Betan Karnali is the largest capacity project in the country that is going to be developed through domestic resources as proposed by the EPF. After obtaining licence from the ministry, the EPF has started generating funds to invest in the project from the certain interest income of the depositors against the promise to provide them shares of the hydroelectric project. It has also proceeded to hiring a consultant to prepare the detailed project report (DPR) of the project, according to Deepak Rauniyar, acting administrator of EPF.

However, the IBN has shown dissatisfaction on the ministry’s move by issuing licence of an above-500-megawatt project, which IBN officials claim falls under the jurisdiction of the board.

“The Investment Board Act, 2010 clearly defines the role of IBN in dealing with projects with capacity of 500 megawatts and above. Thus, the provision of the Electricity Act, 1992 has no relevance after the government set up a separate institution to deal with mega hydropower projects,” one of the high-ranking officials at IBN claimed.

The IBN had even sought a legal recourse and filed a case in court against the decision of the MoE to award the survey licence of a separate hydropower project, Tamakoshi III, to TBI Holdings through bilateral negotiation. The apex court recently issued a stay order in favour of the IBN.

If the IBN wins the case during final hearing, the same precedence will work for other 500-megawatt and above projects that have obtained licence from the ministry through bilateral negotiations.

Officials of the MoE declined to comment on the sub-judice case related to Tamakoshi III, but said the MoE had issued licenses utilising the rights provided by the prevailing act.

“The Investment Board Act has not superseded (replaced) the Electricity Act and the MoE has the right to issue licence for all strategic projects, including transmission lines,” said Dinesh Kumar Ghimire, spokesperson for MoE. “Bilateral negotiation with a reliable party based on the standard terms and conditions ensures early execution of the projects.”

He also said that the MoE has not dealt with the projects that IBN is overseeing, and both are government institutions.

IBN selects the developer through competitive bidding as per the established rules. However, the Electricity Act has provided authority to the MoE to issue licence based on bilateral negotiations.

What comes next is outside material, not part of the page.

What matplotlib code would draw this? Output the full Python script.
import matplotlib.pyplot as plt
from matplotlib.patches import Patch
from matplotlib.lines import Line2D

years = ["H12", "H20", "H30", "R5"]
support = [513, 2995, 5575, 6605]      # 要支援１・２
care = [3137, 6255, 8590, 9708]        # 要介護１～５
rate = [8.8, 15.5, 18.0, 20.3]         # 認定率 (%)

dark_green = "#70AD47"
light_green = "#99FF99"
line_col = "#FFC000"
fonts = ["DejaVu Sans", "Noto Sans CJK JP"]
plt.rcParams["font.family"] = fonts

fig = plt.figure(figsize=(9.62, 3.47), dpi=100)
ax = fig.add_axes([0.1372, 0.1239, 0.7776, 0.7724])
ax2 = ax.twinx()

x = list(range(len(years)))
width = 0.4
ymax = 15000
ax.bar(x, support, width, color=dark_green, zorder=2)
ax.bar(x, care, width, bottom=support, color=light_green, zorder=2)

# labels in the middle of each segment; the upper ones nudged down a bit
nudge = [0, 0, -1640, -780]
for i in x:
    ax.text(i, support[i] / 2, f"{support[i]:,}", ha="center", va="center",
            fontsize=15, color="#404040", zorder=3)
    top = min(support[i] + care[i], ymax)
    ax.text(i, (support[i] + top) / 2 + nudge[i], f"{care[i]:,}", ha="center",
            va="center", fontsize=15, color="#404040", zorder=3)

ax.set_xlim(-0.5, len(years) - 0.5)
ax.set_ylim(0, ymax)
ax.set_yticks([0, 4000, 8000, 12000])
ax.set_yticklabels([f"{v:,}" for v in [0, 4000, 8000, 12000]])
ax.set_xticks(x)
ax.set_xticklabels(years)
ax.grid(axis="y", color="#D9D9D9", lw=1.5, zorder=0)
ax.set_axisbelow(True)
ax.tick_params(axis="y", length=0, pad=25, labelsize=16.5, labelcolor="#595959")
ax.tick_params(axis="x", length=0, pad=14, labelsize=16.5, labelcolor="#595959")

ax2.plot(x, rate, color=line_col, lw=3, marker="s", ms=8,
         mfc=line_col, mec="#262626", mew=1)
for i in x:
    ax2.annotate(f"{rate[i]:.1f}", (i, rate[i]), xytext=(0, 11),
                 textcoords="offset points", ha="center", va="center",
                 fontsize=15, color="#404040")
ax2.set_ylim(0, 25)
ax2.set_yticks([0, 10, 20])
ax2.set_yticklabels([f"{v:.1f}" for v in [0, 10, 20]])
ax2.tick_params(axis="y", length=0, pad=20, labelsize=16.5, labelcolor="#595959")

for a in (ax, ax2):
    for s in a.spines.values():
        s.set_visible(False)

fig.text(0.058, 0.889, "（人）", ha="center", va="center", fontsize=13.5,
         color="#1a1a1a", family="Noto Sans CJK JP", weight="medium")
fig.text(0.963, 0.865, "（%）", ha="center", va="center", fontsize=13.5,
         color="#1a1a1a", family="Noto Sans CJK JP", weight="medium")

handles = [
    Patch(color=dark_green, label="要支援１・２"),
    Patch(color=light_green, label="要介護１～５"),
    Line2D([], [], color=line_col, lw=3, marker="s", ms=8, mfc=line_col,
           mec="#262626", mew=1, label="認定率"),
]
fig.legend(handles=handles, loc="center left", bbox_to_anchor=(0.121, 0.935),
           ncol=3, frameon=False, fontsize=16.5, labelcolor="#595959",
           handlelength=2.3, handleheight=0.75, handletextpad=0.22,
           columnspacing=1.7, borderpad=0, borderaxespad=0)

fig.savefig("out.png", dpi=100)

Surveyed by Japan International Cooperation Agency (JICA) in 1982, the 680-megawatt Betan Karnali Hydroelectric Project is a low-cost, high-capacity project. The cost of the project is expected to hover around Rs 70 billion. The nature of the project is peaking run-of-the-river and the project can commission power as per the installed (rated) capacity for six hours a day. The project is also expected to help in bringing socio-economic transformation of the mid-west and far-west region, as per Rauniyar.